Member of the Šiauliai City Municipality Council
- In office 27 February 2011 – 22 March 2015

Personal details
- Born: 19 January 1968 (age 58) Šiauliai, Lithuania
- Party: Independent
- Spouse: Edita Visockienė
- Children: Matas Visockas, Ugnius Visockas
- Education: Vilnius University Šiauliai Academy
- Occupation: Mayor of Šiauliai, politician, businessman

= Artūras Visockas =

Artūras Visockas (/lt/; born 19 January 1968) is a businessman, athlete, who is currently serving as mayor of Šiauliai city since 2015, political and public figure of Lithuania and Šiauliai city municipality.

== Education and early career ==
Visockas graduated from Šiaulių 10-oji Vidurinė Mokykla in 1986 and later obtained a degree from the Šiaulių Pedagoginis Institutas in 1993. From 2004 to 2015, he served as the director of "Foto202," a photography business.

== Political career ==
Visockas began his political career in 2011, running as an independent candidate for the Šiauliai City Municipality Council. He received 2,718 votes and secured a seat on the council. In 2015, he was elected Mayor of Šiauliai, a position he has held since, being re-elected in 2023 for a third term.

== Sporting achievements ==

An avid orienteering sports enthusiast, Visockas founded the Orienteering Club "Sakas" and was an active member until 2013. He has been a member of the "Igtisa" sports club since 2014 and has won numerous orienteering competitions.

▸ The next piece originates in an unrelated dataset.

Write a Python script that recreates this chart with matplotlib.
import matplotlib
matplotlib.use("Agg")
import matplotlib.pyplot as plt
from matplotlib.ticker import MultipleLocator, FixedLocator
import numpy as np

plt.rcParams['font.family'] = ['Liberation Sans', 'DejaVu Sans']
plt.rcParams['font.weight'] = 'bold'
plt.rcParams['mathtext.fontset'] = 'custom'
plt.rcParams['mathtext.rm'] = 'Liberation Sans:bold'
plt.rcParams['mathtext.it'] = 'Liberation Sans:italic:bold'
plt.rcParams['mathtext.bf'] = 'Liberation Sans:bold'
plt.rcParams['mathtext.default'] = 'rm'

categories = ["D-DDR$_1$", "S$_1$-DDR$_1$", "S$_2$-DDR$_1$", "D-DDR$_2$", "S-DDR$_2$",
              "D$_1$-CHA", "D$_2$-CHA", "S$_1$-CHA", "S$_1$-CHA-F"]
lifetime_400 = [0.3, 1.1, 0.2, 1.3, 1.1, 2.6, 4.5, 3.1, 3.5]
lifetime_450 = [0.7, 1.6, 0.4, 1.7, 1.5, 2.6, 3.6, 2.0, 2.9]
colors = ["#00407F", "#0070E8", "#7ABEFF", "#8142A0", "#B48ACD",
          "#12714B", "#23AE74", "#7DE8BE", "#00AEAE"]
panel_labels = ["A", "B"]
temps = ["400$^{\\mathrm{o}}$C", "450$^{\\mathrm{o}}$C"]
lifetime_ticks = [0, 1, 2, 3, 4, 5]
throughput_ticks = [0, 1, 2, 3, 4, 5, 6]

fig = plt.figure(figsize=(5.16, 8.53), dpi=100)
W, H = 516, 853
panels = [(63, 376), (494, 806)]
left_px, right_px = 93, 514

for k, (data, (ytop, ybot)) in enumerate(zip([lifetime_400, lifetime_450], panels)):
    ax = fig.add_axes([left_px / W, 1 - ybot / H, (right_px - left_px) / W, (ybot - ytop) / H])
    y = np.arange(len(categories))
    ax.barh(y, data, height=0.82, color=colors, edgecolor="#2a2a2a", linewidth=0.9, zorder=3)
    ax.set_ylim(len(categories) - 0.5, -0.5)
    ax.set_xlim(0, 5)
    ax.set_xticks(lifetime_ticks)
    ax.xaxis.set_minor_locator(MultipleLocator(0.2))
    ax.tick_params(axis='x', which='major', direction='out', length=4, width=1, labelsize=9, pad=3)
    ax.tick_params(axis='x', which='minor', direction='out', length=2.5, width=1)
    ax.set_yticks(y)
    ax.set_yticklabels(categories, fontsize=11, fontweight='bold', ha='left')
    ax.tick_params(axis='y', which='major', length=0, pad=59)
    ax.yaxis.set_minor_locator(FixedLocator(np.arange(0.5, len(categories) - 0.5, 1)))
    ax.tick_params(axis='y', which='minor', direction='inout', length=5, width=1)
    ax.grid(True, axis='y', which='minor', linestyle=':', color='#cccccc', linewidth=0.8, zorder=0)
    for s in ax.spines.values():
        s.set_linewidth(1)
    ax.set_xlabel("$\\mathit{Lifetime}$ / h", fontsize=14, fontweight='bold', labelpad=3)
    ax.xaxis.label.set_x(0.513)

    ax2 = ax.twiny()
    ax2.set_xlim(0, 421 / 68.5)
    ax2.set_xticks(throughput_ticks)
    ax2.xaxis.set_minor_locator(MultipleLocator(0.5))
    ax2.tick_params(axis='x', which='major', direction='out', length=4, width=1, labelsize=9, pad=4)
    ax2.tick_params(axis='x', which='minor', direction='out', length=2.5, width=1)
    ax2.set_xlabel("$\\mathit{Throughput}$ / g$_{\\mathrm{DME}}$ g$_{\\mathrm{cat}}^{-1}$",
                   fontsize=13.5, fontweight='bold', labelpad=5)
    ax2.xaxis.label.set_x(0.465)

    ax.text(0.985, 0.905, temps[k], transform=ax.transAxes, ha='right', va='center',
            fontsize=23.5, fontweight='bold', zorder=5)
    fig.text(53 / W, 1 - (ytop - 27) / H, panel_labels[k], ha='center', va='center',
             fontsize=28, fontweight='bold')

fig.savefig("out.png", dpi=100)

A dedicated community organizer, Visockas was one of the initiators of the "Darom" environmental cleanup campaigns. Before becoming mayor, he personally funded the maintenance of public spaces such as Salduvės Park, the shores of Talkša Lake, and the central city park of Šiauliai.

== Awards ==

- 2005: Winner of the "Lietuvos Garbė" ("Honor of Lithuania") award in the "Neighbor of the Year" category by TV3 News.
- 2006: Recipient of the "Gerumo Sparnas" ("Wing of Kindness") award during the LNK charity telethon "Gerumo Diena" for supporting children in foster care.
- 2011: Named the "Most Popular Šiauliai Resident of 2011" by readers of the newspaper Šiaulių Naujienos.